Gyro meat (enough for about 5 gyros):

- 1 lb equal portions of ground beef and ground lamb (EDIT: that's 1 lb altogether)

- 1/2 regular-sized onion

- marjoram

- rosemary

- black pepper

- salt (preferably rock salt / sea salt/ kosher salt)

Tzadziki:

- 2 cups greek (strained) yogurt

- 1 regular-sized cucumber

- 4-6 cloves of garlic

- olive oil

- apple cider vinegar (you could use balsamic or red wine vinegar as well)

- several fresh mint leaves

For the sandwich:

- Pita

- lettuce

- tomato

- onion

(Make sure you have plenty of paper towels before starting this, as you'll be doing a lot of straining with them, as well as a food processor or good mincing skill and a potato masher, an oven, a loaf pan, a frying pan, a cheese shredder (you could probably use a food processor instead though), and preferably a mortar and pestle)

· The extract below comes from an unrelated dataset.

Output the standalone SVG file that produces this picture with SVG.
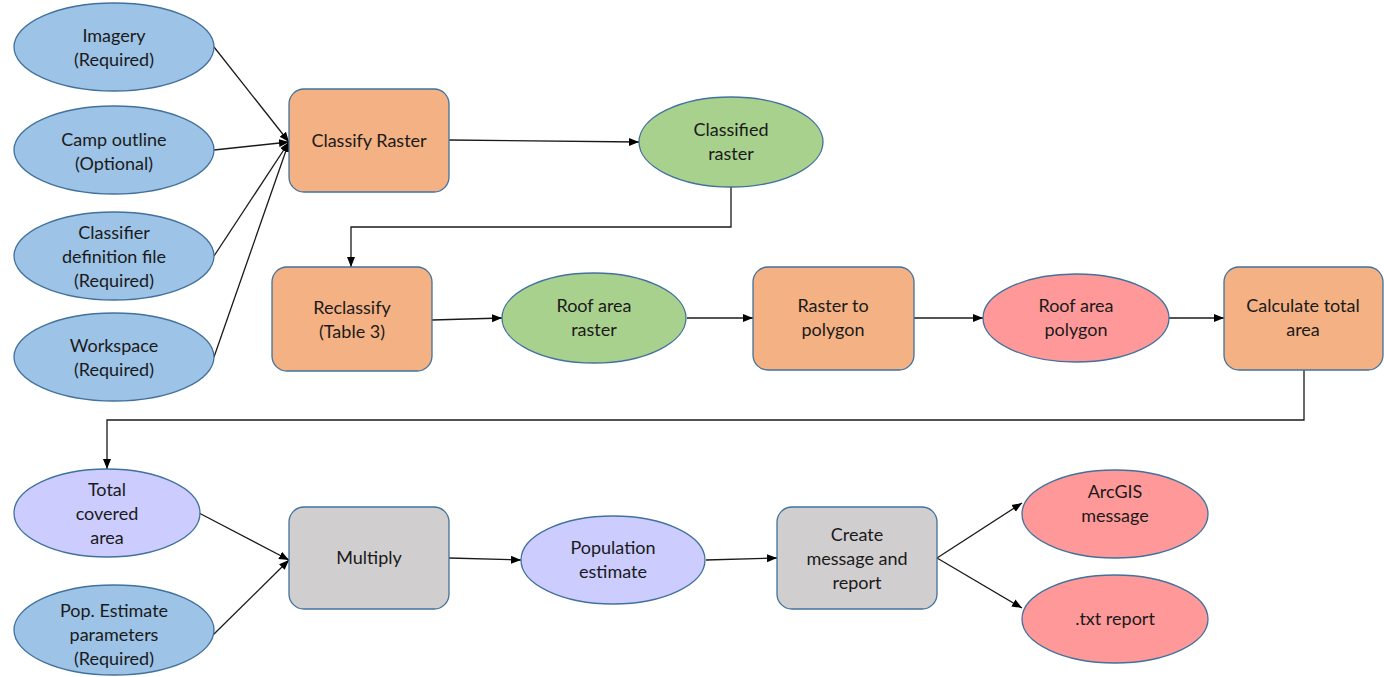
<svg xmlns="http://www.w3.org/2000/svg" width="1384" height="677" viewBox="0 0 1384 677">
<defs>
<marker id="ah" viewBox="0 0 10 10" refX="10" refY="5" markerWidth="10" markerHeight="10" markerUnits="userSpaceOnUse" orient="auto">
<path d="M0,1 L10,5 L0,9 z" fill="#000"/>
</marker>
<style>
.bl{fill:#9DC3E6;stroke:#41719C;stroke-width:1.3}
.or{fill:#F4B183;stroke:#41719C;stroke-width:1.3}
.gr{fill:#A9D18E;stroke:#41719C;stroke-width:1.3}
.rd{fill:#FF9999;stroke:#41719C;stroke-width:1.3}
.lv{fill:#CCCCFF;stroke:#41719C;stroke-width:1.3}
.gy{fill:#D0CECE;stroke:#41719C;stroke-width:1.3}
text{font-family:"Lato","Open Sans","Liberation Sans",sans-serif;font-size:18px;fill:#1a1a1a;text-anchor:middle;dominant-baseline:central}
.c line,.c polyline{stroke:#1a1a1a;stroke-width:1.3;fill:none;marker-end:url(#ah)}
</style>
</defs>
<rect width="1384" height="677" fill="#fff"/>
<g class="c" id="connectors">
<line x1="214" y1="47" x2="289" y2="142"/>
<line x1="214" y1="150" x2="289" y2="142"/>
<line x1="214" y1="256" x2="289" y2="142"/>
<line x1="214" y1="357" x2="289" y2="142"/>
<line x1="449" y1="140" x2="639" y2="142"/>
<polyline points="731,187 731,227 351,227 351,267"/>
<line x1="432" y1="320" x2="502" y2="318"/>
<line x1="687" y1="318" x2="753" y2="318"/>
<line x1="914" y1="318" x2="983" y2="318"/>
<line x1="1169" y1="318" x2="1224" y2="318"/>
<polyline points="1304,370 1304,420 107,420 107,469"/>
<line x1="199" y1="513" x2="289" y2="560"/>
<line x1="213" y1="635" x2="289" y2="560"/>
<line x1="449" y1="558" x2="521" y2="560"/>
<line x1="706" y1="560" x2="777" y2="558"/>
<line x1="937" y1="558" x2="1022" y2="503"/>
<line x1="937" y1="558" x2="1022" y2="608"/>
</g>
<g id="imagery"><ellipse class="bl" cx="114" cy="47" rx="100" ry="44"/><text x="114" y="35">Imagery</text><text x="114" y="59">(Required)</text></g>
<g id="camp"><ellipse class="bl" cx="114" cy="150" rx="100" ry="44"/><text x="114" y="139">Camp outline</text><text x="114" y="163">(Optional)</text></g>
<g id="classifier"><ellipse class="bl" cx="114" cy="256" rx="100" ry="44"/><text x="114" y="232">Classifier</text><text x="114" y="256">definition file</text><text x="114" y="280">(Required)</text></g>
<g id="workspace"><ellipse class="bl" cx="114" cy="357" rx="100" ry="44"/><text x="114" y="345">Workspace</text><text x="114" y="369">(Required)</text></g>
<g id="classify"><rect class="or" x="289" y="89" width="160" height="103" rx="15"/><text x="369" y="140">Classify Raster</text></g>
<g id="classified"><ellipse class="gr" cx="731" cy="142" rx="92" ry="45"/><text x="731" y="129">Classified</text><text x="731" y="153">raster</text></g>
<g id="reclassify"><rect class="or" x="272" y="267" width="160" height="104" rx="15"/><text x="352" y="307">Reclassify</text><text x="352" y="331">(Table 3)</text></g>
<g id="roofraster"><ellipse class="gr" cx="594" cy="318" rx="92" ry="45"/><text x="594" y="305">Roof area</text><text x="594" y="329">raster</text></g>
<g id="r2p"><rect class="or" x="753" y="267" width="161" height="103" rx="15"/><text x="833" y="305">Raster to</text><text x="833" y="329">polygon</text></g>
<g id="roofpoly"><ellipse class="rd" cx="1076" cy="318" rx="93" ry="44"/><text x="1076" y="305">Roof area</text><text x="1076" y="329">polygon</text></g>
<g id="calc"><rect class="or" x="1224" y="267" width="159" height="103" rx="15"/><text x="1303" y="305">Calculate total</text><text x="1303" y="329">area</text></g>
<g id="total"><ellipse class="lv" cx="107" cy="513" rx="93" ry="44"/><text x="107" y="489">Total</text><text x="107" y="513">covered</text><text x="107" y="537">area</text></g>
<g id="popparams"><ellipse class="bl" cx="114" cy="630" rx="100" ry="45"/><text x="114" y="610">Pop. Estimate</text><text x="114" y="634">parameters</text><text x="114" y="658">(Required)</text></g>
<g id="multiply"><rect class="gy" x="289" y="507" width="160" height="102" rx="15"/><text x="369" y="557">Multiply</text></g>
<g id="popest"><ellipse class="lv" cx="613" cy="560" rx="92" ry="44"/><text x="613" y="547">Population</text><text x="613" y="571">estimate</text></g>
<g id="create"><rect class="gy" x="777" y="507" width="160" height="102" rx="15"/><text x="857" y="534">Create</text><text x="857" y="558">message and</text><text x="857" y="582">report</text></g>
<g id="arcgis"><ellipse class="rd" cx="1115" cy="514" rx="93" ry="44"/><text x="1115" y="491">ArcGIS</text><text x="1115" y="515">message</text></g>
<g id="txt"><ellipse class="rd" cx="1115" cy="619" rx="93" ry="44"/><text x="1115" y="618">.txt report</text></g>
</svg>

Start out by preheating your oven to 325. Next, put the lamb and beef in a bowl/container, but don't worry about mixing them for a little bit since you'll be adding to it. Next mince up/food process that half onion, the finer the better. After all minced, take several paper towels, put the minced onion onto them, take to your sink, and strain out the liquids. After you have it nicely ringed out, add the onions to this. Next, take some dashes of marjoram and about the same amount of rosemary (maybe a couple regular spoonfuls each? Just experiment) - if you have a mortar and pestle grind them up, but if not just use them as is - and add to the meat. Add a bit of salt and pepper (freshly ground pepper always, if possible), and start out by mixing this all together by hand. At this point we could just cook it and you'd be left with really good hamburger, but since we want gyro meat you'll need to work it with a potato masher for a while to get the proper texture (I hear you can put it in a food processor to get this effect too, but I don't own one big enough to hold a lb of meat so I dunno from experience). Stick the meat into the loaf pan and cook for about 70 minutes.

As it cooks, you'll have some time to prepare the tdatziki. Make sure you're starting out with greek yogurt to begin with, otherwise you have to strain it yourself, and that'll add more time to your preparation. Spoon the yogurt out into a bowl. Next peel and seed the cucumber, shred, strain (just like you did for the onion), and add to the yogurt. Same process for the garlic cloves and the mint - mince, strain, and add to the yogurt. Add a little splash of olive oil, the same amount of apple cider vinegar, and a bit of salt and mix together. All done.

When the meat is done cooking, let it set to cool. In fact, it isn't a terrible idea to put it in the fridge from an hour...just be sure either way to extract it from the pool of grease it's swimming in before that pool turns into a solid :P. If you don't let it cool fully, the meat will crumble when you go to cut it. Anyway, when you cut it, slice into somewhat thin strips, and pan fry the slices prior to eating them in order to heat them back up. Warm up your pita, and put your sandwich together with the gyro meat, lettuce, tomato, onion, and top it off with a good spoonful of tdadziki.